Exercise directions | Leave out every picture, then transcribe the rest of the listing exactly.

***** Supplied information

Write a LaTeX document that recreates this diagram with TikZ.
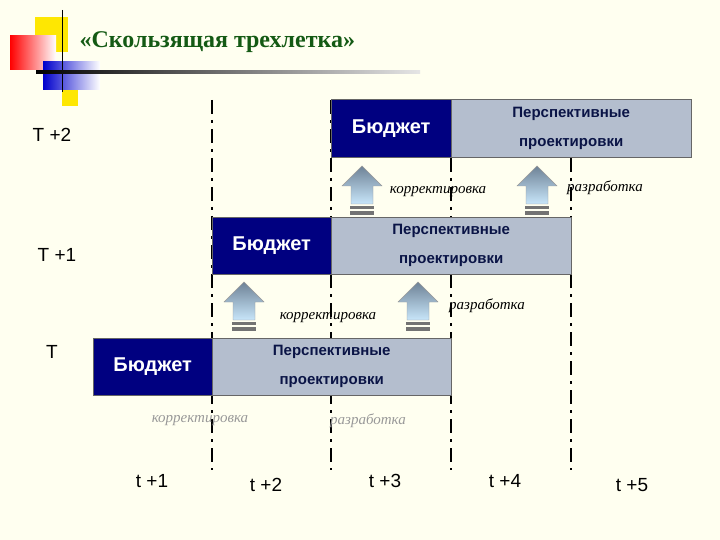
\documentclass[tikz,border=0pt]{standalone}
\usepackage{fontspec}
\setmainfont{Liberation Serif}
\newfontfamily\sansb{Liberation Sans}
\definecolor{navy}{RGB}{0,0,128}
\definecolor{pbox}{RGB}{180,190,206}
\definecolor{ptext}{RGB}{10,20,70}
\definecolor{bgc}{RGB}{255,255,240}
\definecolor{ttl}{RGB}{20,90,20}
\definecolor{atop}{RGB}{110,130,150}
\definecolor{abot}{RGB}{200,230,250}
\begin{document}
\begin{tikzpicture}[x=1pt,y=-1pt,
  budg/.style={draw=black!60,fill=navy,text=white,font=\sansb\bfseries\fontsize{20}{20}\selectfont,inner sep=0pt},
  persp/.style={draw=black!60,fill=pbox,text=ptext,font=\sansb\bfseries\fontsize{15}{29}\selectfont,align=center,inner sep=0pt},
  vl/.style={line width=2.6pt,dash pattern=on 14pt off 6pt on 3pt off 6pt},
  lab/.style={font=\itshape\fontsize{15}{15}\selectfont},
  tl/.style={font=\sansb\fontsize{19}{19}\selectfont}]
\useasboundingbox (0,0) rectangle (720,540);
\fill[bgc] (0,0) rectangle (720,540);
% decoration
\fill[yellow!90!orange] (35,17) rectangle (68,52);
\fill[yellow!90!orange] (62,88) rectangle (78,106);
\shade[left color=red, right color=white] (10,36) rectangle (56,70);
\shade[left color=blue!80!black, right color=white] (43,62) rectangle (100,90);
\draw[line width=1pt] (62,10) -- (62,92);
\shade[left color=black, right color=black!10] (36,71) rectangle (420,73.5);
\node[font=\bfseries\fontsize{24}{24}\selectfont,text=ttl,anchor=west] (title) at (76,42) {«Скользящая трехлетка»};
% vertical lines
\foreach \x/\n in {212/a,331/b,451/c,571/d}{\coordinate (t\n) at (\x,100); \coordinate (b\n) at (\x,470); \draw[vl] (t\n) -- (b\n);}
% boxes
\node[budg,minimum width=120,minimum height=58,anchor=north west] (b2) at (331,99) {Бюджет};
\node[persp,minimum width=240,minimum height=58,anchor=north west] (p2) at (451,99) {Перспективные\\проектировки};
\node[budg,minimum width=119,minimum height=57,anchor=north west] (b1) at (212,217) {Бюджет};
\node[persp,minimum width=240,minimum height=57,anchor=north west] (p1) at (331,217) {Перспективные\\проектировки};
\node[budg,minimum width=119,minimum height=57,anchor=north west] (b0) at (93,338) {Бюджет};
\node[persp,minimum width=239,minimum height=57,anchor=north west] (p0) at (212,338) {Перспективные\\проектировки};
% arrows
\foreach \x/\y/\n in {362/166/a1,537/166/a2,244/282/a3,418/282/a4}{
  \shade[top color=atop, bottom color=abot,draw=black!40]
    (\x,\y) -- (\x+20,\y+20) -- (\x+11,\y+20) -- (\x+11,\y+38) -- (\x-11,\y+38) -- (\x-11,\y+20) -- (\x-20,\y+20) -- cycle;
  \fill[black!55] (\x-12,\y+40) rectangle (\x+12,\y+43);
  \fill[black!55] (\x-12,\y+45) rectangle (\x+12,\y+49);
  \coordinate (\n) at (\x,\y);}
% labels
\node[lab] (k2) at (438,192) {корректировка};
\node[lab] (r2) at (605,188) {разработка};
\node[lab] (k1) at (328,318) {корректировка};
\node[lab] (r1) at (487,306) {разработка};
\node[lab,text=black!40] (k0) at (200,421) {корректировка};
\node[lab,text=black!40] (r0) at (368,421) {разработка};
\node[tl] (T2) at (52,135) {T +2};
\node[tl] (T1) at (57,255) {T +1};
\node[tl] (T0) at (52,352) {T};
\node[tl] (s1) at (152,481) {t +1};
\node[tl] (s2) at (266,485) {t +2};
\node[tl] (s3) at (385,481) {t +3};
\node[tl] (s4) at (505,481) {t +4};
\node[tl] (s5) at (632,485) {t +5};
\end{tikzpicture}
\end{document}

**********

Answer to the exercise |
Write a LaTeX document that recreates this diagram with TikZ.
\documentclass[tikz,border=0pt]{standalone}
\usepackage{fontspec}
\setmainfont{Liberation Serif}
\newfontfamily\sansb{Liberation Sans}
\definecolor{navy}{RGB}{0,0,128}
\definecolor{pbox}{RGB}{180,190,206}
\definecolor{ptext}{RGB}{10,20,70}
\definecolor{bgc}{RGB}{255,255,240}
\definecolor{ttl}{RGB}{20,90,20}
\definecolor{atop}{RGB}{110,130,150}
\definecolor{abot}{RGB}{200,230,250}
\begin{document}
\begin{tikzpicture}[x=1pt,y=-1pt,
  budg/.style={draw=black!60,fill=navy,text=white,font=\sansb\bfseries\fontsize{20}{20}\selectfont,inner sep=0pt},
  persp/.style={draw=black!60,fill=pbox,text=ptext,font=\sansb\bfseries\fontsize{15}{29}\selectfont,align=center,inner sep=0pt},
  vl/.style={line width=2.6pt,dash pattern=on 14pt off 6pt on 3pt off 6pt},
  lab/.style={font=\itshape\fontsize{15}{15}\selectfont},
  tl/.style={font=\sansb\fontsize{19}{19}\selectfont}]
\useasboundingbox (0,0) rectangle (720,540);
\fill[bgc] (0,0) rectangle (720,540);
% decoration
\fill[yellow!90!orange] (35,17) rectangle (68,52);
\fill[yellow!90!orange] (62,88) rectangle (78,106);
\shade[left color=red, right color=white] (10,36) rectangle (56,70);
\shade[left color=blue!80!black, right color=white] (43,62) rectangle (100,90);
\draw[line width=1pt] (62,10) -- (62,92);
\shade[left color=black, right color=black!10] (36,71) rectangle (420,73.5);
\node[font=\bfseries\fontsize{24}{24}\selectfont,text=ttl,anchor=west] (title) at (76,42) {«Скользящая трехлетка»};
% vertical lines
\foreach \x/\n in {212/a,331/b,451/c,571/d}{\coordinate (t\n) at (\x,100); \coordinate (b\n) at (\x,470); \draw[vl] (t\n) -- (b\n);}
% boxes
\node[budg,minimum width=120,minimum height=58,anchor=north west] (b2) at (331,99) {Бюджет};
\node[persp,minimum width=240,minimum height=58,anchor=north west] (p2) at (451,99) {Перспективные\\проектировки};
\node[budg,minimum width=119,minimum height=57,anchor=north west] (b1) at (212,217) {Бюджет};
\node[persp,minimum width=240,minimum height=57,anchor=north west] (p1) at (331,217) {Перспективные\\проектировки};
\node[budg,minimum width=119,minimum height=57,anchor=north west] (b0) at (93,338) {Бюджет};
\node[persp,minimum width=239,minimum height=57,anchor=north west] (p0) at (212,338) {Перспективные\\проектировки};
% arrows
\foreach \x/\y/\n in {362/166/a1,537/166/a2,244/282/a3,418/282/a4}{
  \shade[top color=atop, bottom color=abot,draw=black!40]
    (\x,\y) -- (\x+20,\y+20) -- (\x+11,\y+20) -- (\x+11,\y+38) -- (\x-11,\y+38) -- (\x-11,\y+20) -- (\x-20,\y+20) -- cycle;
  \fill[black!55] (\x-12,\y+40) rectangle (\x+12,\y+43);
  \fill[black!55] (\x-12,\y+45) rectangle (\x+12,\y+49);
  \coordinate (\n) at (\x,\y);}
% labels
\node[lab] (k2) at (438,192) {корректировка};
\node[lab] (r2) at (605,188) {разработка};
\node[lab] (k1) at (328,318) {корректировка};
\node[lab] (r1) at (487,306) {разработка};
\node[lab,text=black!40] (k0) at (200,421) {корректировка};
\node[lab,text=black!40] (r0) at (368,421) {разработка};
\node[tl] (T2) at (52,135) {T +2};
\node[tl] (T1) at (57,255) {T +1};
\node[tl] (T0) at (52,352) {T};
\node[tl] (s1) at (152,481) {t +1};
\node[tl] (s2) at (266,485) {t +2};
\node[tl] (s3) at (385,481) {t +3};
\node[tl] (s4) at (505,481) {t +4};
\node[tl] (s5) at (632,485) {t +5};
\end{tikzpicture}
\end{document}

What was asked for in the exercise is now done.